県が公表した南海トラフ巨大地震等の津波避難困難地域と被害想定に関し、仁坂吉伸知事は11日、巨大地震の避難困難地域を有する御坊市以南12市町が地震津波対策検討協議会を設置することになったと発表した。
 県は先月末、過去に90~150年周期で発生している3連動地震と、発生確率は極めて低いが発生すれば甚大な被害が予想される南海トラフ巨大地震について、それぞれの避難困難地域と死者や建物倒壊等の被害想定を公表。3連動はすさみ、串本、那智勝浦、太地の4町22地区(4018人)が津波避難困難地域になるとし、▽避難経路の詳細な設定と周知▽避難ビルの指定▽堤防護岸の整備――などの対策メニューを示し、これらを優先的に進めることで今後、おおむね10年で避難困難地域を解消するとしている。一方の巨大地震は御坊、美浜、印南、みなべ、田辺、白浜、すさみ、那智勝浦、太地、古座川、串本、新宮の12市町の一部を避難困難地域に設定したが、具体的対策は決まっていない。
 県総合防災課によると、すでに公表している3連動地震の対策は県と市町が連携して詳細な年次計画を策定するとし、巨大地震については12市町が個々に協議会を設置して具体化案を検討。県は危機管理局と県土整備部がそれぞれのまちにアドバイザーとしてかかわり、取り組みを支援するという。
 仁坂知事は11日の定例会見で、「巨大地震の避難困難地域は高台移転などの地域改造も含め、住民参加のもと、県と市町が力を合わせて対策を検討したい」と話した。
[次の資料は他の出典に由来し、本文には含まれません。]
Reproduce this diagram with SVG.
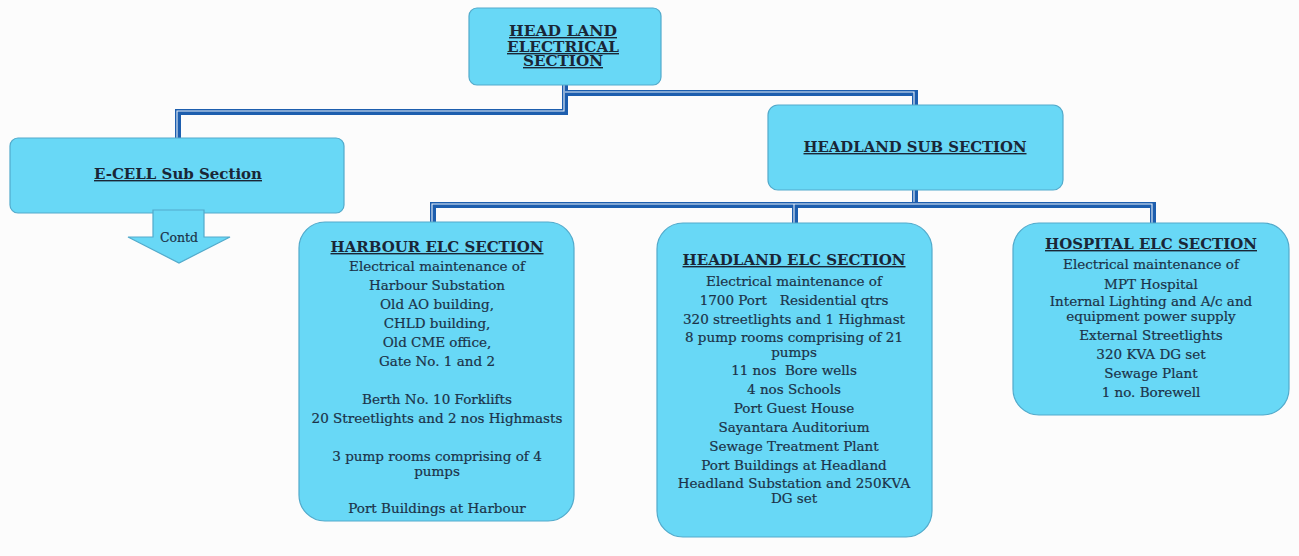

 知事選の告示を2日後に控え、立候補を予定している仁坂知事はこの日が2期目最後の定例会見。記者からこの4年間の総括を求められ、「いろんなデータや個々の政策をみれば、成果が出ているものはたくさんある。しかし、防災の巨大地震・津波対策はこれからだし、インフラ整備や産業振興、教育、少子化・高齢化対策もまだまだ不十分。エラそうに(成果を)いうよりも、これからもっと頑張らないと、という気持ちが大事なのでは」と答えた。